Written task:
Tell how many lines include the string "chart". Answer with a single number.
--------------------
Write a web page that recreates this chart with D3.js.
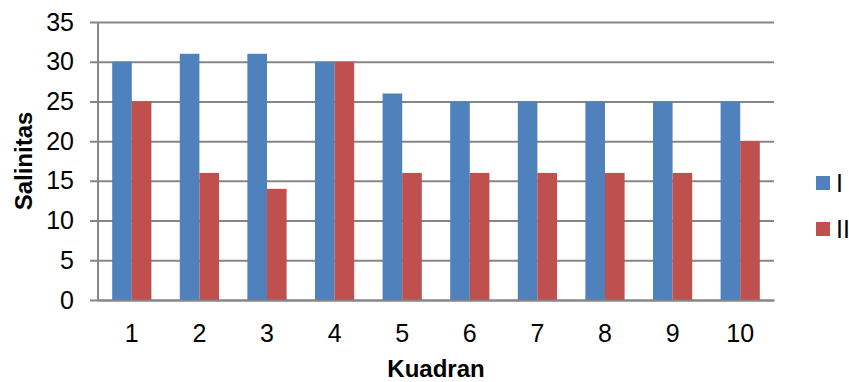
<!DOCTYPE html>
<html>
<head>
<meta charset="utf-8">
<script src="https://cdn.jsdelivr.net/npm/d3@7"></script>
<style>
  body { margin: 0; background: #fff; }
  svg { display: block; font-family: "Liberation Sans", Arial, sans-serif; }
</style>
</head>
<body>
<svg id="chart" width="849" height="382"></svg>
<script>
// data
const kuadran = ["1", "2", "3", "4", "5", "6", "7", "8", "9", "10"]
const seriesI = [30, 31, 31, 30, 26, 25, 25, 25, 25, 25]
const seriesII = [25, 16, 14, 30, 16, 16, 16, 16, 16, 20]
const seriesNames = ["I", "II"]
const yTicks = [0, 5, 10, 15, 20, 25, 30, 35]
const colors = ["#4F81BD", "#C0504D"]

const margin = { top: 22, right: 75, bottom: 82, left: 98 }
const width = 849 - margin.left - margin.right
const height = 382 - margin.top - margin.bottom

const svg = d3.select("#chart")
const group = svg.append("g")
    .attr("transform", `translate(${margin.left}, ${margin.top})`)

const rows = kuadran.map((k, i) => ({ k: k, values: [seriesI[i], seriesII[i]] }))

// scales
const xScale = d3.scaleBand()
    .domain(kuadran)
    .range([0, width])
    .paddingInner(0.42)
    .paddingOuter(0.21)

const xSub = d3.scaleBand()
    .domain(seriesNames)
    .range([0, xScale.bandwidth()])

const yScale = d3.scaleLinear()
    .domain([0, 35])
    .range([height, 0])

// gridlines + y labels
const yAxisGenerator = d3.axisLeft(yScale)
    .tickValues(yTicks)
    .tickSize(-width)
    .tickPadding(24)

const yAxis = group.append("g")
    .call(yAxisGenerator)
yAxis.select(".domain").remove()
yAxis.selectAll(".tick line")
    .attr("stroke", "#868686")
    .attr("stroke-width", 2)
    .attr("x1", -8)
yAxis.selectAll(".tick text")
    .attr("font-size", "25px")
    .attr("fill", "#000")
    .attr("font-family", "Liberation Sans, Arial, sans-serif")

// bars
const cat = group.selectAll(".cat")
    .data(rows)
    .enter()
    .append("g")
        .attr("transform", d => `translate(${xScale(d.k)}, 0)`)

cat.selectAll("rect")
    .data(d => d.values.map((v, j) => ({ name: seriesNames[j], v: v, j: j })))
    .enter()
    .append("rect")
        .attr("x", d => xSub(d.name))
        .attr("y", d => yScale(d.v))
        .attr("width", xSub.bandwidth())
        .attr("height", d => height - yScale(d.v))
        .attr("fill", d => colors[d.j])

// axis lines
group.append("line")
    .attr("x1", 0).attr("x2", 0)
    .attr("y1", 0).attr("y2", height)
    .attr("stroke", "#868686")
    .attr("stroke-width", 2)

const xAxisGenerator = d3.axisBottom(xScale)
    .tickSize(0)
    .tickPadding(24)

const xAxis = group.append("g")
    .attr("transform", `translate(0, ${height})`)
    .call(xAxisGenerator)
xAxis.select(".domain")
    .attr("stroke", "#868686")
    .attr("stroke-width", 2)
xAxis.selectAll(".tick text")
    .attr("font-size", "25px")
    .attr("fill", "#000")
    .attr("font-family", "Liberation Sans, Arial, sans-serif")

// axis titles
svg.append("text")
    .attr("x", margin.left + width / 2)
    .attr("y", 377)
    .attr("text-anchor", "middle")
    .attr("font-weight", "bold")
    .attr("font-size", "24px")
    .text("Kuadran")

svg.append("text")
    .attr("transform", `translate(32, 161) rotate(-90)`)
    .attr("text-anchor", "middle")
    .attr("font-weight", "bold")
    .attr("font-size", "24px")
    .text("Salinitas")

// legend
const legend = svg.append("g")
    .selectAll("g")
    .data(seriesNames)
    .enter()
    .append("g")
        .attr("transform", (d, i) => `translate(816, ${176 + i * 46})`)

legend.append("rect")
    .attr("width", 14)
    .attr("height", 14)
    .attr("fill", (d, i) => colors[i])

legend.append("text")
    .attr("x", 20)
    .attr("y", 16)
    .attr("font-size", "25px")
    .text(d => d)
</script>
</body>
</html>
--------------------
Exercise result:
3